March 22, 2012
Carl Snyder Lecture at UCSB to Examine the Use of Google Search Data
Santa Barbara, Calif. Hal R. Varian, the chief economist at Google, will give the 54th Annual Carl Snyder Memorial Lecture at UC Santa Barbara on Tuesday, April 3. He will speak on "Predicting the Present With Google Trends."
His talk will begin at 6 p.m. in the University Center Corwin Pavilion at UCSB. It is free and open to the public. Seating is limited, however, and reservations are recommended. They may be made by calling the UCSB Department of Economics at (805) 893-3569, or by visiting the department's Web site at http://www.econ.ucsb.edu.
In his talk, Varian will illustrate how Google search data can be used to measure the state of the economy in various sectors, and discuss some of the ramifications for research and policy.
The Carl Snyder Memorial Lecture is named for the noted economic authority and author who died in 1946. Established in 1960 with a bequest from the estate of Snyder's wife, Madeleine Raisch, the memorial is used to bring outstanding lecturers in the field of economics to UCSB.
Varian, who is also an emeritus professor of business, economics, and information management at UC Berkeley, joined Google in 2002 as a consultant and has been involved in many aspects of the company, including auction design, econometric analysis, finance, corporate strategy, and public policy.

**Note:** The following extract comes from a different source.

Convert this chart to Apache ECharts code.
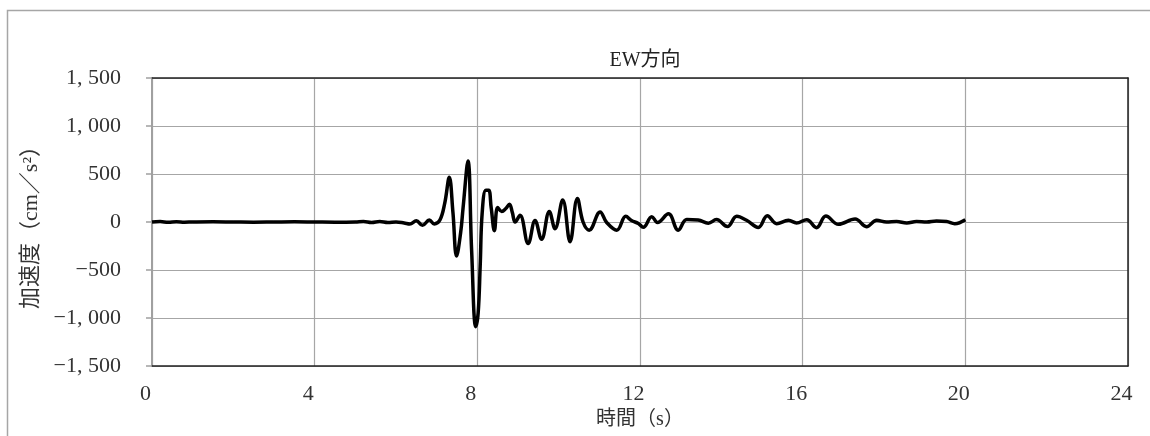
<!DOCTYPE html>
<html>
<head>
<meta charset="utf-8">
<script src="https://cdn.jsdelivr.net/npm/echarts@6/dist/echarts.min.js"></script>
<style>
html,body{margin:0;padding:0;background:#fff;}
#c{width:1150px;height:436px;}
</style>
</head>
<body>
<div id="c"></div>
<script>
var titleText = 'EW方向';
var xName = '時間（s）';
var yName = '加速度（cm／s²）';
var xTicks = [0, 4, 8, 12, 16, 20, 24];
var yTicks = [-1500, -1000, -500, 0, 500, 1000, 1500];

var timeSec = [0, 0.2, 0.4, 0.6, 0.8, 1.0, 1.5, 2.0, 2.5, 3.0, 3.5, 4.0, 4.5, 5.0, 5.2, 5.4, 5.6, 5.8, 6.0, 6.2, 6.34, 6.5, 6.65, 6.82, 6.94, 7.08, 7.2, 7.31, 7.4, 7.49, 7.59, 7.65, 7.77, 7.86, 7.96, 8.02, 8.07, 8.12, 8.21, 8.28, 8.34, 8.42, 8.5, 8.6, 8.7, 8.79, 8.86, 8.93, 9.05, 9.25, 9.42, 9.58, 9.77, 9.91, 10.1, 10.28, 10.46, 10.6, 10.75, 11.02, 11.18, 11.43, 11.65, 11.79, 11.96, 12.08, 12.29, 12.43, 12.7, 12.94, 13.15, 13.43, 13.68, 13.88, 14.15, 14.38, 14.62, 14.91, 15.13, 15.36, 15.65, 15.85, 16.1, 16.34, 16.57, 16.88, 17.29, 17.57, 17.82, 18.06, 18.31, 18.56, 18.8, 19.05, 19.29, 19.54, 19.74, 20.0];
var accel = [0, 5, -3, 3, -2, 0, 2, 0, -2, 0, 2, 0, -2, 0, 5, -5, 5, -5, 0, -10, -20, 12, -35, 20, -20, 20, 200, 465, 100, -355, -110, 150, 635, -300, -1090, -950, -460, 100, 330, 330, 150, -90, 150, 110, 140, 185, 100, 0, 70, -225, 15, -180, 110, -70, 230, -205, 245, 0, -85, 105, -5, -85, 60, 15, -15, -55, 55, -5, 85, -85, 25, 20, -12, 25, -48, 60, 18, -56, 66, -17, 17, -10, 24, -59, 62, -24, 31, -49, 17, 0, 5, -10, 5, 0, 10, 5, -17, 24];

var seriesData = timeSec.map(function (t, i) { return [t, accel[i]]; });

function fmtY(v) {
  var s = Math.abs(v) >= 1000 ? (v < 0 ? '-' : '') + Math.floor(Math.abs(v) / 1000) + ', ' + String(Math.abs(v) % 1000).padStart(3, '0') : String(v);
  return s.replace('-', '−');
}

var FONT = '"Liberation Serif", "Noto Sans CJK JP", serif';
var chart = echarts.init(document.getElementById('c'));
chart.setOption({
  animation: false,
  backgroundColor: '#fff',
  title: {
    text: titleText,
    left: 640, top: 46, textAlign: 'center',
    textStyle: { fontFamily: FONT, fontSize: 20, fontWeight: 'normal', color: '#222' }
  },
  graphic: [{
    type: 'rect', silent: true, z: -10,
    shape: { x: 7.5, y: 10.5, width: 1300, height: 600 },
    style: { fill: 'none', stroke: '#a6a6a6', lineWidth: 1.5 }
  }],
  grid: { left: 152, top: 78, right: 22, bottom: 70, outerBoundsMode: 'none' },
  xAxis: [{
    type: 'value', min: xTicks[0], max: xTicks[xTicks.length - 1], interval: 4,
    name: xName, nameLocation: 'middle', nameGap: 44,
    nameTextStyle: { fontFamily: FONT, fontSize: 20, color: '#333' },
    axisLine: { show: true, onZero: false, lineStyle: { color: '#222', width: 1.5 } },
    axisTick: { show: false },
    axisLabel: { fontFamily: FONT, fontSize: 22, color: '#333', margin: 17, padding: [0, 13, 0, 0] },
    splitLine: { show: true, lineStyle: { color: '#a6a6a6', width: 1.2 } }
  }, {
    type: 'value', position: 'top', min: 0, max: 24,
    axisLine: { show: true, onZero: false, lineStyle: { color: '#222', width: 1.5 } },
    axisTick: { show: false }, axisLabel: { show: false }, splitLine: { show: false }
  }],
  yAxis: [{
    type: 'value', min: yTicks[0], max: yTicks[yTicks.length - 1], interval: 500,
    name: yName, nameLocation: 'middle', nameGap: 110, nameRotate: 90,
    nameTextStyle: { fontFamily: FONT, fontSize: 22, color: '#333' },
    axisLine: { show: true, onZero: false, lineStyle: { color: '#a0a0a0', width: 2 } },
    axisTick: { show: true, inside: false, length: 6, lineStyle: { color: '#a0a0a0', width: 1.5 } },
    axisLabel: { fontFamily: FONT, fontSize: 22, color: '#333', margin: 31, formatter: fmtY },
    splitLine: { show: true, lineStyle: { color: '#a6a6a6', width: 1.2 } }
  }, {
    type: 'value', position: 'right', min: -1500, max: 1500,
    axisLine: { show: true, onZero: false, lineStyle: { color: '#222', width: 1.5 } },
    axisTick: { show: false }, axisLabel: { show: false }, splitLine: { show: false }
  }],
  series: [{
    type: 'line', data: seriesData, showSymbol: false, smooth: 0.4,
    lineStyle: { color: '#000', width: 3.5 }, z: 5
  }]
});
</script>
</body>
</html>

A fellow of the Guggenheim Foundation, the Econometric Society, and the American Academy of Arts and Sciences, Varian completed his undergraduate and graduate degrees at M.I.T. and UC Berkeley. He holds honorary doctorates from the University of Oulu in Finland and the University of Karlsruhe in Germany. The author of numerous papers in economic theory, industrial organization, financial economics, econometrics, and information economics, Varian is also the author of two major economics textbooks that have been translated into 22 languages. In addition, he is co-author of the book, "Information Rules: A Strategic Guide to the Network Economy," and wrote a monthly column for the New York Times from 2000 to 2007.